**DATA SUPPLIED**

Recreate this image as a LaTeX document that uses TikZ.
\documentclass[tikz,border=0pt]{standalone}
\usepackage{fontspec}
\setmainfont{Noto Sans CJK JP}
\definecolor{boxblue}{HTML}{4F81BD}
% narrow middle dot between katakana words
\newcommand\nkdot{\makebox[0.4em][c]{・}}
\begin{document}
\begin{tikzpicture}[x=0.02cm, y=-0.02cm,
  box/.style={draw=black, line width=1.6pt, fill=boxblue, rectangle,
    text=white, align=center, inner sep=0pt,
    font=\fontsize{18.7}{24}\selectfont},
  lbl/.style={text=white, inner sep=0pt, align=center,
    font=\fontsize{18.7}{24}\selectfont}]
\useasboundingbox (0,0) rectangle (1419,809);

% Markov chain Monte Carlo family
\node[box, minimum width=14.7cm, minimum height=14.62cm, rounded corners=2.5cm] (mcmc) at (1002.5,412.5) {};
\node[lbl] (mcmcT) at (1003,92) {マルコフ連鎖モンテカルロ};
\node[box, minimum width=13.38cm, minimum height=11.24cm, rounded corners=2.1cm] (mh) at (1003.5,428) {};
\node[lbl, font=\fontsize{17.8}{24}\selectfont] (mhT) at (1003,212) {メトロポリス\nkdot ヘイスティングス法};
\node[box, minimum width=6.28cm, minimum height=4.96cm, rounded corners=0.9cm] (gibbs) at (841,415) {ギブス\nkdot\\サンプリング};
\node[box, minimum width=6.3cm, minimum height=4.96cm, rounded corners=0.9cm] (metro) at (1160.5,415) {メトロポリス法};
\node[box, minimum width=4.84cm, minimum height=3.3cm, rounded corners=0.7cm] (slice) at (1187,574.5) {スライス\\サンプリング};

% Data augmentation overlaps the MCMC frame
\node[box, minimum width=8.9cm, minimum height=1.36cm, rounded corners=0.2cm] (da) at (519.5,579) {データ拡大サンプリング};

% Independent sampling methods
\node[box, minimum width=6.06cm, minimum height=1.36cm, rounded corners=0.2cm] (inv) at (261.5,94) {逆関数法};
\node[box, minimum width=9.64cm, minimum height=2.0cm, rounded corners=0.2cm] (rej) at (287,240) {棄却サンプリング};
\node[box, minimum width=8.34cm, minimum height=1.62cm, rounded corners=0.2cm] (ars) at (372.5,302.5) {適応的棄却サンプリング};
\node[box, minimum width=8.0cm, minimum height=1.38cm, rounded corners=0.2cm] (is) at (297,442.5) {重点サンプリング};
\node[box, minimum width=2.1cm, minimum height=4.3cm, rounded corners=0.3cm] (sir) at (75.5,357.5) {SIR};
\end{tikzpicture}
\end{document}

---

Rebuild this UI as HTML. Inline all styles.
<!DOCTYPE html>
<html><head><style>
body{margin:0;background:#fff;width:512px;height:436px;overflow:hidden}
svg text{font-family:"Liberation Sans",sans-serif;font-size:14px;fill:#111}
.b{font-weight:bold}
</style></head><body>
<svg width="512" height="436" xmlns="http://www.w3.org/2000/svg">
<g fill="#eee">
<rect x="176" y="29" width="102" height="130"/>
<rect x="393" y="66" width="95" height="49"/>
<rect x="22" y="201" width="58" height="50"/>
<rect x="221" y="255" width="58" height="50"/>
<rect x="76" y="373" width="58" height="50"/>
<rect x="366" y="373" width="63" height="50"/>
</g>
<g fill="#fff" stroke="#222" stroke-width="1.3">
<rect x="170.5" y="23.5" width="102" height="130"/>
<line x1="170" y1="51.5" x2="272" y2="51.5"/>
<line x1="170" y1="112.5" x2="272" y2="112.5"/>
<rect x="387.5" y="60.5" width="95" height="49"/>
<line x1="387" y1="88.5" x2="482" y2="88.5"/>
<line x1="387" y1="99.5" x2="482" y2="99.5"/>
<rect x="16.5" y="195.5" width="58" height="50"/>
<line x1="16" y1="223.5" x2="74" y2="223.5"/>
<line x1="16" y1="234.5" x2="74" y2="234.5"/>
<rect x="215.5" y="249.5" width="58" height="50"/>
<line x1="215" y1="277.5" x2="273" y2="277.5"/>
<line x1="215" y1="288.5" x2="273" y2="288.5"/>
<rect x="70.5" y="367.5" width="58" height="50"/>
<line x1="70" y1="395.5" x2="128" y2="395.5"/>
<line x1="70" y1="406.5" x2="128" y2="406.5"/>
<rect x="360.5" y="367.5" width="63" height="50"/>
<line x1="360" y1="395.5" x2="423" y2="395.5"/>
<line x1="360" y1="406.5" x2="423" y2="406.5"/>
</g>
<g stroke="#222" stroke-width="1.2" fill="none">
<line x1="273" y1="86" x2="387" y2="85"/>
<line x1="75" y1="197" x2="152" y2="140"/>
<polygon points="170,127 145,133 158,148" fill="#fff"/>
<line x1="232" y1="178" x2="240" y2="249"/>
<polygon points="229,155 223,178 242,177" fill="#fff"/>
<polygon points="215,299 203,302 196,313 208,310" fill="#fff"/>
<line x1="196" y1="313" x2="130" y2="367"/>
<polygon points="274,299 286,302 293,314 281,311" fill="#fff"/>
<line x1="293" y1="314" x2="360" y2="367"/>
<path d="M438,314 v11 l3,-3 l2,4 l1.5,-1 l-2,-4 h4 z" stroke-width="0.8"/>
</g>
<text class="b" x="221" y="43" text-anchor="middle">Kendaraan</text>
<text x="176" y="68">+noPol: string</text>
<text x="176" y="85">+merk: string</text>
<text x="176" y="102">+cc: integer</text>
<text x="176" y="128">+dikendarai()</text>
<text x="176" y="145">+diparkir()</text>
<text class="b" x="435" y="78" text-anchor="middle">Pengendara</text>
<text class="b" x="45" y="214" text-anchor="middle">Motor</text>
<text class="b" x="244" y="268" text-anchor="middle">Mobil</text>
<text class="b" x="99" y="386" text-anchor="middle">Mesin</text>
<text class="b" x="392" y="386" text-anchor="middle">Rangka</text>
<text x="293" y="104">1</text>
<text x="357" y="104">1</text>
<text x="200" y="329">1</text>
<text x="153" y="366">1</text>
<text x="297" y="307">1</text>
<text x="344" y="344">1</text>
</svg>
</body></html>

**TASK INSTRUCTIONS**
Among the entries above, locate the lines containing "Recreate this image" and "(0,0) rectangle (1419,809);", and transcribe exactly those two lines and all lines between.

**FULL RESPONSE**
Recreate this image as a LaTeX document that uses TikZ.
\documentclass[tikz,border=0pt]{standalone}
\usepackage{fontspec}
\setmainfont{Noto Sans CJK JP}
\definecolor{boxblue}{HTML}{4F81BD}
% narrow middle dot between katakana words
\newcommand\nkdot{\makebox[0.4em][c]{・}}
\begin{document}
\begin{tikzpicture}[x=0.02cm, y=-0.02cm,
  box/.style={draw=black, line width=1.6pt, fill=boxblue, rectangle,
    text=white, align=center, inner sep=0pt,
    font=\fontsize{18.7}{24}\selectfont},
  lbl/.style={text=white, inner sep=0pt, align=center,
    font=\fontsize{18.7}{24}\selectfont}]
\useasboundingbox (0,0) rectangle (1419,809);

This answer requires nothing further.